The pilgrims are usually farmers who after harvest travel to the temple to thank the goddess for her blessing. Some, come with a wish for a child — a few, to thank her for blessing a child — some for Bhakti and some for health.
According to Shiva Purana, Daksha Prajapati’s daughter Parvati (Sati) was married to Shiva. Once a Yajna was organised by Daksha Prajapati in which all deities were invited except Shiva to insult him. Shiva, a yogi and prefers to live in solitude — in meditation, didn’t care much about worldly attachment or superficiality of life. Daksha couldn’t understand and chose to dislike him. Sati couldn’t bear the insult done to her husband and sacrificed her body in Yajna Mandap.

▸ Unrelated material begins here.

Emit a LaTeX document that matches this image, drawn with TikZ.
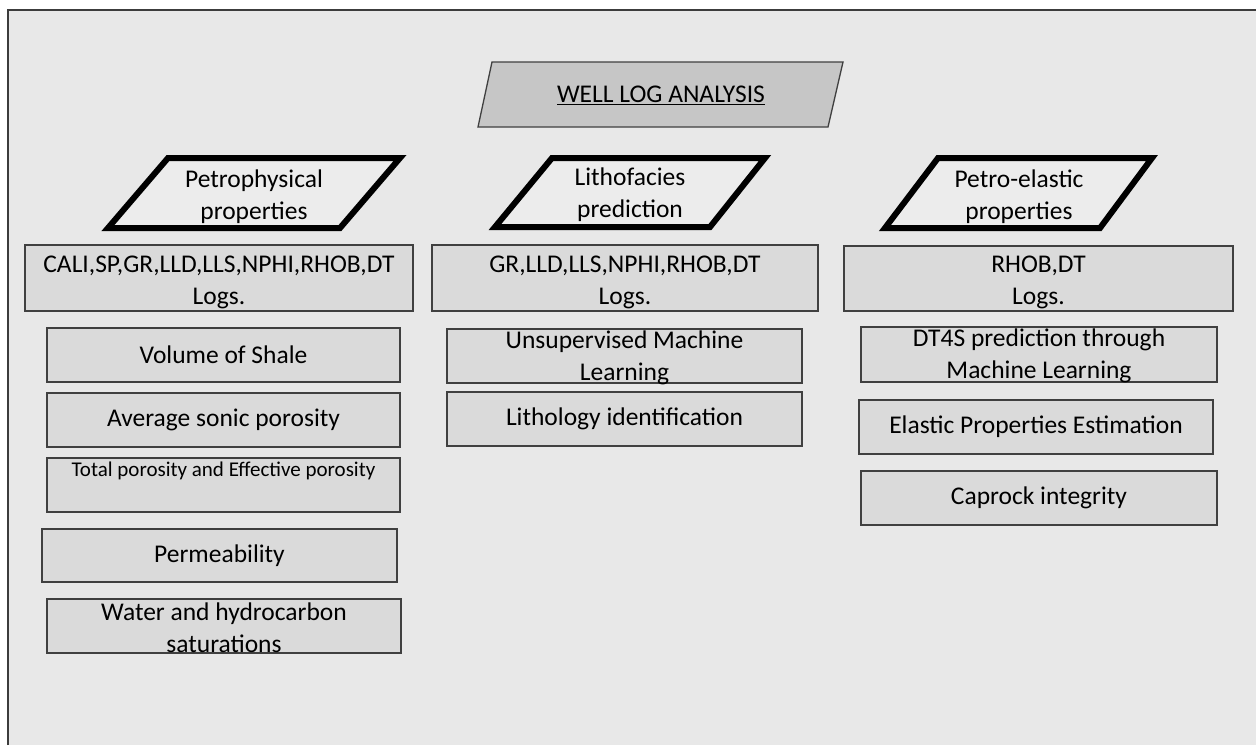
\documentclass[tikz,border=0pt]{standalone}
\usepackage{fontspec}
\setmainfont{Carlito}
\definecolor{panel}{HTML}{E8E8E8}
\definecolor{frameline}{HTML}{3C3C3C}
\definecolor{boxfill}{HTML}{DADADA}
\definecolor{boxline}{HTML}{404040}
\definecolor{titlefill}{HTML}{C6C6C6}
\definecolor{parafill}{HTML}{ECECEC}
\begin{document}
\begin{tikzpicture}[x=1pt,y=-1pt,
  txt/.style={font=\fontsize{25.5}{32}\selectfont, align=center, inner sep=0pt},
  box/.style={txt, draw=boxline, line width=1.3pt, fill=boxfill},
  boldpara/.style={draw=black, line width=6pt, line join=miter, fill=parafill},
  titlepara/.style={draw=boxline, line width=1.3pt, fill=titlefill}]
\useasboundingbox (0,0) rectangle (1256,745);
% page and panel
\fill[white] (0,0) rectangle (1256,745);
\fill[panel] (8,10) rectangle (1256,745);
\draw[frameline, line width=2pt] (8,745) -- (8,10) -- (1256,10);

% title
\draw[titlepara] (478,127) -- (492,62) -- (843,62) -- (828,127) -- cycle;
\node[txt] (title) at (661,95) {\underline{WELL LOG ANALYSIS}};

% column headings
\draw[boldpara] (108,228) -- (168,158) -- (400,158) -- (340,228) -- cycle;
\node[txt] (petro) at (254,197) {Petrophysical\\properties};
\draw[boldpara] (495,227) -- (552,158) -- (765,158) -- (710,227) -- cycle;
\node[txt] (litho) at (630,195) {Lithofacies\\prediction};
\draw[boldpara] (885,228) -- (938,158) -- (1152,158) -- (1100,228) -- cycle;
\node[txt] (elastic) at (1019,197) {Petro-elastic\\properties};

% petrophysical column
\node[box, minimum width=388pt, minimum height=66pt,
  label={[txt, yshift=-4pt]center:{CALI,SP,GR,LLD,LLS,NPHI,RHOB,DT\\Logs.}}] (logsL) at (219,278) {};
\node[box, minimum width=353pt, minimum height=54pt] (vsh) at (223.5,355) {Volume of Shale};
\node[box, minimum width=353pt, minimum height=54pt] (asp) at (223.5,420) {Average sonic porosity};
\node[box, minimum width=353pt, minimum height=54pt] (tpor) at (223.5,485) {};
\node[txt, font=\fontsize{21}{25}\selectfont, anchor=north] (tportext) at ([yshift=-4pt]tpor.north) {Total porosity and Effective porosity};
\node[box, minimum width=355pt, minimum height=53pt] (perm) at (219.5,555.5) {Permeability};
\node[box, minimum width=354pt, minimum height=54pt,
  label={[txt, yshift=-2pt]center:{Water and hydrocarbon\\saturations}}] (sat) at (224,626) {};

% lithofacies column
\node[box, minimum width=386pt, minimum height=66pt,
  label={[txt, yshift=-4pt]center:{GR,LLD,LLS,NPHI,RHOB,DT\\Logs.}}] (logsM) at (625,278) {};
\node[box, minimum width=355pt, minimum height=54pt,
  label={[txt, yshift=-2pt]center:{Unsupervised Machine\\Learning}}] (uml) at (624.5,356) {};
\node[box, minimum width=355pt, minimum height=54pt] (lith) at (624.5,419) {Lithology identification};

% petro-elastic column
\node[box, minimum width=389pt, minimum height=65pt,
  label={[txt, yshift=-4pt]center:{RHOB,DT\\Logs.}}] (logsR) at (1038.5,278.5) {};
\node[box, minimum width=356pt, minimum height=55pt,
  label={[txt, yshift=-1pt]center:{DT4S prediction through\\Machine Learning}}] (dts) at (1039,354.5) {};
\node[box, minimum width=354pt, minimum height=54pt] (eps) at (1036,427) {Elastic Properties Estimation};
\node[box, minimum width=356pt, minimum height=54pt] (cap) at (1039,498) {Caprock integrity};
\end{tikzpicture}
\end{document}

When Shiva discovered, he began to perform tandav in the sky with the burnt body of Sati. Vishnu with his chakra separated the body into 64 pieces of Sati with the view to calm him down. Wherever the Sati’s body fell, a Shakti pind was established. Due to the navel limb of Sati descending on this mountain, worship of goddess Nabhi (Navel) is worshipped. This Shakti pind is called mother Poorna or Poorna Giri (Poorna Mountain).
Shakti Pind translates to energy points or energy mass.
It is said — if you meditate, pray or have a focused thought around these energy points, the power of such is a hundred folds, and there are 64 such energy points all over Bharat.